● GOAL OF THE EXERCISE
Give back exactly the lines from the beginning of the listing below to the line holding "seq16_y = [6.3e-2, 1.0e-4]", both ends included; the pictures stay out.

**** RAW DATA ****

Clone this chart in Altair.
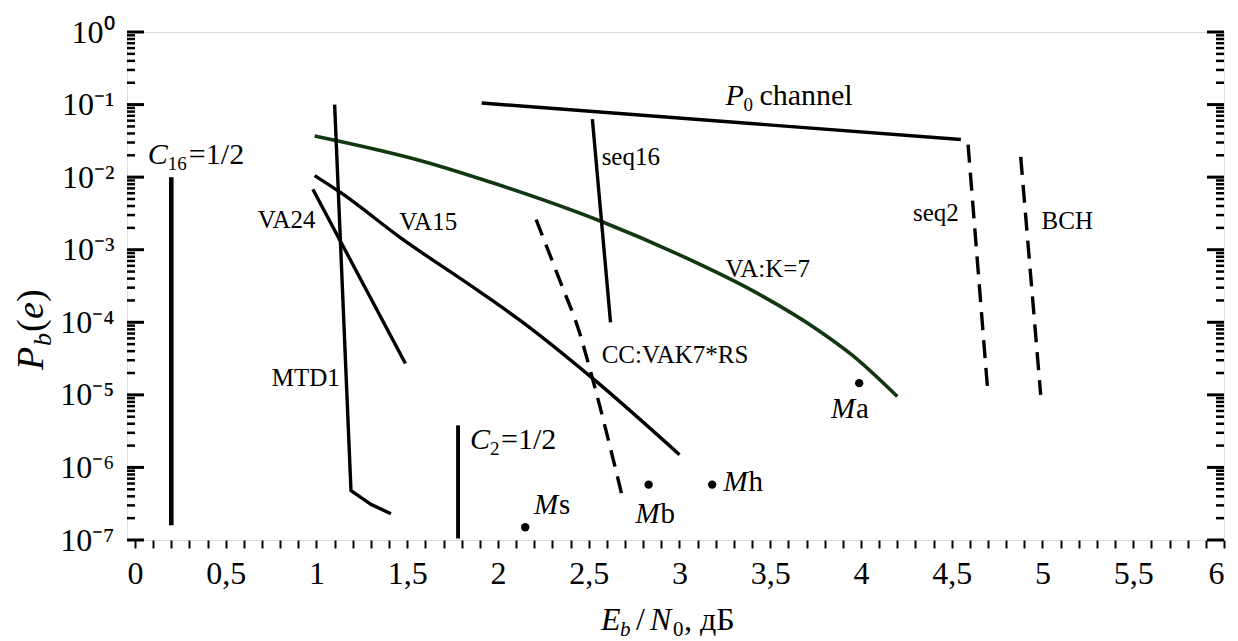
import altair as alt
import pandas as pd

W, H = 1097, 508
X_DOMAIN = [-0.044, 6.0]
Y_DOMAIN = [1e-7, 1.0]
FONT = "Liberation Serif"

# ---------------- data ----------------
mtd1_x = [1.10, 1.19, 1.30, 1.41]
mtd1_y = [1.0e-1, 4.8e-7, 3.1e-7, 2.3e-7]

va24_x = [0.98, 1.49]
va24_y = [6.8e-3, 2.7e-5]

va15_x = [0.99, 1.13, 1.46, 1.90, 2.12, 2.52, 3.00]
va15_y = [1.05e-2, 6.2e-3, 1.48e-3, 2.63e-4, 1.07e-4, 1.7e-5, 1.5e-6]

p0_x = [1.91, 4.55]
p0_y = [1.05e-1, 3.3e-2]

seq16_x = [2.52, 2.62]
seq16_y = [6.3e-2, 1.0e-4]

vak7_x = [0.99, 1.57, 2.00, 2.57, 3.00, 3.40, 3.76, 3.95, 4.20]
vak7_y = [3.7e-2, 1.7e-2, 7.9e-3, 2.45e-3, 8.5e-4, 2.75e-4, 7.9e-5, 3.55e-5, 9.5e-6]

cc_x = [2.21, 2.34, 2.45, 2.52, 2.69]
cc_y = [2.6e-3, 3.8e-4, 7.1e-5, 1.7e-5, 3.5e-7]

seq2_x = [4.59, 4.70]
seq2_y = [2.8e-2, 1.0e-5]

bch_x = [4.88, 4.99]
bch_y = [1.9e-2, 1.0e-5]

c16_x = [0.20, 0.20]
c16_y = [1.0e-2, 1.6e-7]

c2_x = [1.78, 1.78]
c2_y = [3.8e-6, 1.05e-7]

pt_name = ["Ms", "Mb", "Mh", "Ma"]
pt_x = [2.15, 2.83, 3.18, 3.99]
pt_y = [1.5e-7, 5.8e-7, 5.8e-7, 1.45e-5]

# curve labels
lbl_text = ["VA24", "VA15", "MTD1", "seq16", "seq2", "BCH", "VA:K=7", "CC:VAK7*RS"]
lbl_x = [0.676, 1.456, 0.753, 2.571, 4.286, 4.995, 3.253, 2.571]
lbl_y = [2.6e-3, 2.4e-3, 1.7e-5, 1.9e-2, 3.2e-3, 2.5e-3, 5.5e-4, 3.5e-5]

# point labels (italic M + suffix)
m_suffix = ["s", "b", "h", "a"]
m_lx = [2.198, 2.758, 3.242, 3.835]
m_ly = [3.05e-7, 2.3e-7, 6.3e-7, 6.4e-6]

# composite labels anchors
c16_lab = (0.071, 2.0e-2)
c2_lab = (1.846, 2.35e-6)
p0_lab = (3.253, 1.3e-1)

# axis ticks
y_major = [1e-7, 1e-6, 1e-5, 1e-4, 1e-3, 1e-2, 1e-1, 1e0]
y_minor = [m * 10.0 ** e for e in range(-7, 0) for m in range(2, 10)]
x_ticks = [round(i * 0.1, 1) for i in range(61)]

SUP = "['⁰','⁻¹','⁻²','⁻³','⁻⁴','⁻⁵','⁻⁶','⁻⁷']"

x_axis = alt.Axis(values=x_ticks, tickSize=8, tickWidth=2, tickColor="black",
                  labelExpr="(abs(datum.value*2 - round(datum.value*2)) < 1e-6) ? replace(format(datum.value, '~g'), '.', ',') : ''",
                  labelFontSize=32, labelPadding=10, labelColor="black", labelFont=FONT,
                  domain=False, grid=False, labelOverlap=False, title=None)
y_axis = alt.Axis(values=y_major, ticks=False, tickSize=0,
                  labelExpr="'10' + " + SUP + "[round(-log(datum.value)/LN10)]",
                  labelFontSize=32, labelPadding=13, labelColor="black", labelFont=FONT,
                  domain=False, grid=False, labelOverlap=False, title=None)

xsc = alt.Scale(domain=X_DOMAIN, nice=False, zero=False)
ysc = alt.Scale(type="log", domain=Y_DOMAIN, nice=False)


def X(f="x"):
    return alt.X(f"{f}:Q", scale=xsc, axis=x_axis)


def Y(f="y"):
    return alt.Y(f"{f}:Q", scale=ysc, axis=y_axis)


def df_line(xs, ys):
    return pd.DataFrame({"x": xs, "y": ys, "o": list(range(len(xs)))})


def line(xs, ys, color="black", width=3.4, dash=None, smooth=False):
    kw = dict(color=color, strokeWidth=width, strokeCap="butt", strokeJoin="round")
    if dash:
        kw["strokeDash"] = dash
    if smooth:
        kw["interpolate"] = "monotone"
    return alt.Chart(df_line(xs, ys)).mark_line(**kw).encode(x=X(), y=Y(), order="o:Q")


def text_at(x, y, txt, size, dx=0, dy=0, italic=False):
    return alt.Chart(pd.DataFrame({"x": [x], "y": [y], "t": [txt]})).mark_text(
        align="left", baseline="middle", dx=dx, dy=dy, fontSize=size, font=FONT,
        fontStyle="italic" if italic else "normal", color="black"
    ).encode(x=X(), y=Y(), text="t:N")


def text_px(px, py, txt, size, dx=0, dy=0, italic=False, angle=0):
    return alt.Chart(pd.DataFrame({"t": [txt]})).mark_text(
        align="left", baseline="alphabetic", dx=dx, dy=dy, fontSize=size, font=FONT,
        fontStyle="italic" if italic else "normal", color="black", angle=angle
    ).encode(x=alt.value(px), y=alt.value(py), text="t:N")


layers = []

# inward y ticks (left and right)
maj = pd.DataFrame({"v": y_major})
mnr = pd.DataFrame({"v": y_minor})
layers.append(alt.Chart(maj).mark_rule(color="black", strokeWidth=3).encode(
    y=Y("v"), x=alt.value(0), x2=alt.value(17)))
layers.append(alt.Chart(mnr).mark_rule(color="black", strokeWidth=2.5).encode(
    y=Y("v"), x=alt.value(0), x2=alt.value(8)))
layers.append(alt.Chart(maj).mark_rule(color="black", strokeWidth=3).encode(
    y=Y("v"), x=alt.value(W - 17), x2=alt.value(W)))
layers.append(alt.Chart(mnr).mark_rule(color="black", strokeWidth=2.5).encode(
    y=Y("v"), x=alt.value(W - 8), x2=alt.value(W)))

# curves
layers.append(line(vak7_x, vak7_y, color="#123812", width=3.6, smooth=True))
layers.append(line(mtd1_x, mtd1_y))
layers.append(line(va24_x, va24_y))
layers.append(line(va15_x, va15_y, smooth=True))
layers.append(line(p0_x, p0_y))
layers.append(line(seq16_x, seq16_y))
layers.append(line(cc_x, cc_y, dash=[17, 10], smooth=True))
layers.append(line(seq2_x, seq2_y, dash=[18, 10]))
layers.append(line(bch_x, bch_y, dash=[18, 10]))
layers.append(line(c16_x, c16_y, width=4.6))
layers.append(line(c2_x, c2_y, width=3.9))

# points
layers.append(alt.Chart(pd.DataFrame({"x": pt_x, "y": pt_y, "n": pt_name})).mark_circle(
    size=70, color="black", opacity=1).encode(x=X(), y=Y()))

# curve labels
layers.append(alt.Chart(pd.DataFrame({"x": lbl_x, "y": lbl_y, "t": lbl_text})).mark_text(
    align="left", baseline="middle", fontSize=25, font=FONT, color="black"
).encode(x=X(), y=Y(), text="t:N"))

# M labels
layers.append(alt.Chart(pd.DataFrame({"x": m_lx, "y": m_ly, "t": ["M"] * 4})).mark_text(
    align="left", baseline="middle", fontSize=29, font=FONT, fontStyle="italic", color="black"
).encode(x=X(), y=Y(), text="t:N"))
layers.append(alt.Chart(pd.DataFrame({"x": m_lx, "y": m_ly, "t": m_suffix})).mark_text(
    align="left", baseline="middle", fontSize=29, font=FONT, color="black", dx=25
).encode(x=X(), y=Y(), text="t:N"))

# C16 = 1/2
layers.append(text_at(*c16_lab, "C", 30, italic=True))
layers.append(text_at(*c16_lab, "16", 19, dx=20, dy=9))
layers.append(text_at(*c16_lab, "=1/2", 30, dx=41))
# C2 = 1/2
layers.append(text_at(*c2_lab, "C", 30, italic=True))
layers.append(text_at(*c2_lab, "2", 19, dx=20, dy=9))
layers.append(text_at(*c2_lab, "=1/2", 30, dx=31))
# P0 channel
layers.append(text_at(*p0_lab, "P", 30, italic=True))
layers.append(text_at(*p0_lab, "0", 19, dx=18, dy=9))
layers.append(text_at(*p0_lab, "channel", 30, dx=34))

# x axis title: E_b / N_0, дБ
tx, ty = 474, 598
layers.append(text_px(tx, ty, "E", 32, italic=True))
layers.append(text_px(tx, ty, "b", 21, dx=19, dy=6, italic=True))
layers.append(text_px(tx, ty, "/", 32, dx=35))
layers.append(text_px(tx, ty, "N", 32, dx=49, italic=True))
layers.append(text_px(tx, ty, "0", 21, dx=72, dy=6))
layers.append(text_px(tx, ty, ", дБ", 32, dx=83))

# y axis title: P_b(e)
yx, yy = -84, 338
layers.append(text_px(yx, yy, "P", 38, italic=True, angle=270))
layers.append(text_px(yx, yy, "b", 26, dx=24, dy=8, italic=True, angle=270))
layers.append(text_px(yx, yy, "(", 38, dx=38, angle=270))
layers.append(text_px(yx, yy, "e", 38, dx=51, italic=True, angle=270))
layers.append(text_px(yx, yy, ")", 38, dx=68, angle=270))

chart = alt.layer(*layers).properties(
    width=W, height=H,
    autosize=alt.AutoSizeParams(type="none"),
    padding={"left": 119, "top": 24, "right": 6, "bottom": 100},
).configure_view(stroke="black", strokeWidth=2.5).configure(font=FONT)

chart.save("out.html", embed_options={"renderer": "svg", "actions": False})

****

● SOLVED EXERCISE
Clone this chart in Altair.
import altair as alt
import pandas as pd

W, H = 1097, 508
X_DOMAIN = [-0.044, 6.0]
Y_DOMAIN = [1e-7, 1.0]
FONT = "Liberation Serif"

# ---------------- data ----------------
mtd1_x = [1.10, 1.19, 1.30, 1.41]
mtd1_y = [1.0e-1, 4.8e-7, 3.1e-7, 2.3e-7]

va24_x = [0.98, 1.49]
va24_y = [6.8e-3, 2.7e-5]

va15_x = [0.99, 1.13, 1.46, 1.90, 2.12, 2.52, 3.00]
va15_y = [1.05e-2, 6.2e-3, 1.48e-3, 2.63e-4, 1.07e-4, 1.7e-5, 1.5e-6]

p0_x = [1.91, 4.55]
p0_y = [1.05e-1, 3.3e-2]

seq16_x = [2.52, 2.62]
seq16_y = [6.3e-2, 1.0e-4]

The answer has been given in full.